Re-focussing on running
At that stage, with less than 6 weeks remaining before the HM, it was time to put all my efforts back into running. Despite the appreciable increase in sprint speed, as soon as I increased the training volume again, my legs felt sluggish and I continued to find it difficult to achieve paces much faster than 6 min/Km during long runs or 5 min/Km in tempo runs. Nonetheless, I persevered with the sessions I had planned. A sustained effort to strengthen my legs would have to wait until after the HM.
By end of this eighteen week race-specific training block I had covered 1040 Km (about 90% of the planned total volume); 16 of the planned 17 long runs and all 37 of the moderate to high intensity progressive, tempo and interval sessions, though almost half of these were performed on the elliptical. The major shortfall had been in the paces achieved during both the long runs and the tempo sessions.
My current state
My basic aerobic fitness appears to be good. In a relaxed low aerobic run a week ago, I covered 12.5Km at an average pace of 5:49 min/Km with an average heart rate of 107 b/min – that corresponds to 629 b/Km, and suggests that my heart is pumping well and delivering an adequate supply of oxygenated blood to the muscles; and that my slow twitch fibres are fairly well endowed with mitochondria. But I simply cannot sustain paces any faster than 5 min/Km for an appreciable distance. Despite being adequately supplied with oxygen, muscles cannot generate the required force if the fibres are not strong enough. I appear to be too reliant on a sparse cohort of anaerobic type 2 fibres to achieve faster paces. The major problem is probably a lack of aerobic type 2 fibres.

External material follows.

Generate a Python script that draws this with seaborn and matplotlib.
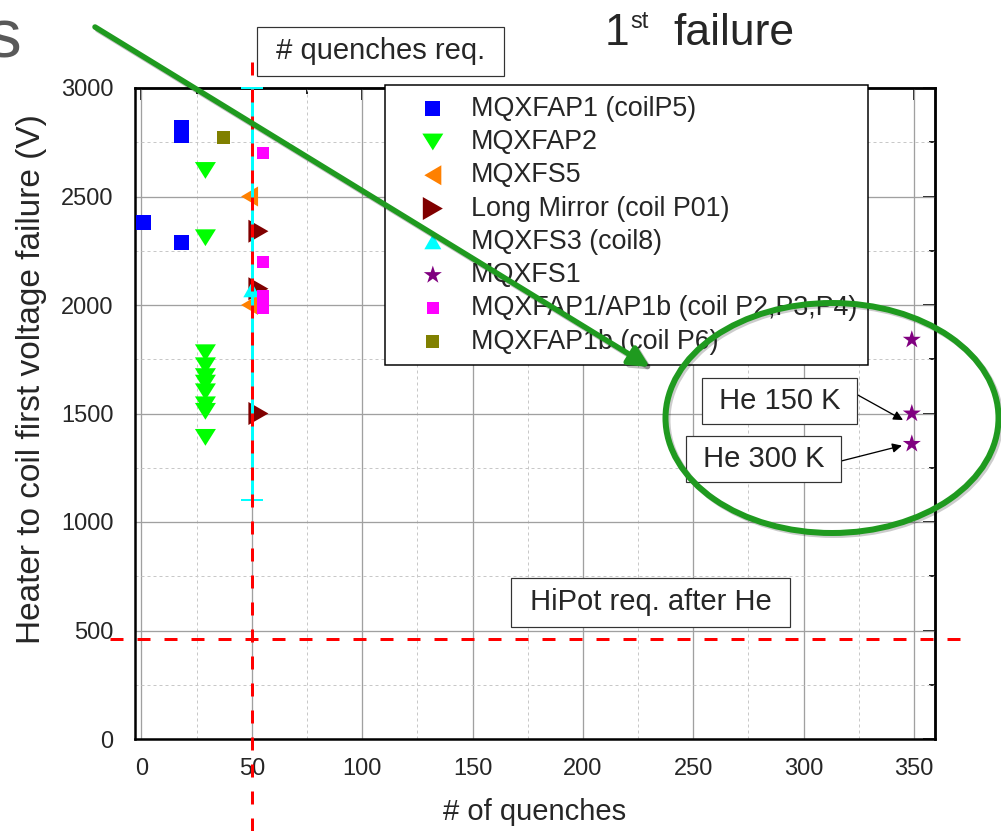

I am now at the beginning of a two week taper, during which I will reduce the training volume while maintaining the number of moderately intense sessions. I hope that as the accumulated tiredness dissipates, my neuromuscular coordination will improve, and my speed will increase at least a little. I will not make any precise forecast about race time until I see how my legs respond to the taper. It is clear that 100 minutes is out of the question. On the other hand, I will be very disappointed if I cannot improve at least a little on the 108 minutes I recorded in the Keyworth Turkey Trot two years ago. But whatever I achieve in two weeks time, it is clear that after this race is over my major task for the next few months should be a serious program of resistance work to reverse the atrophy of my leg muscles.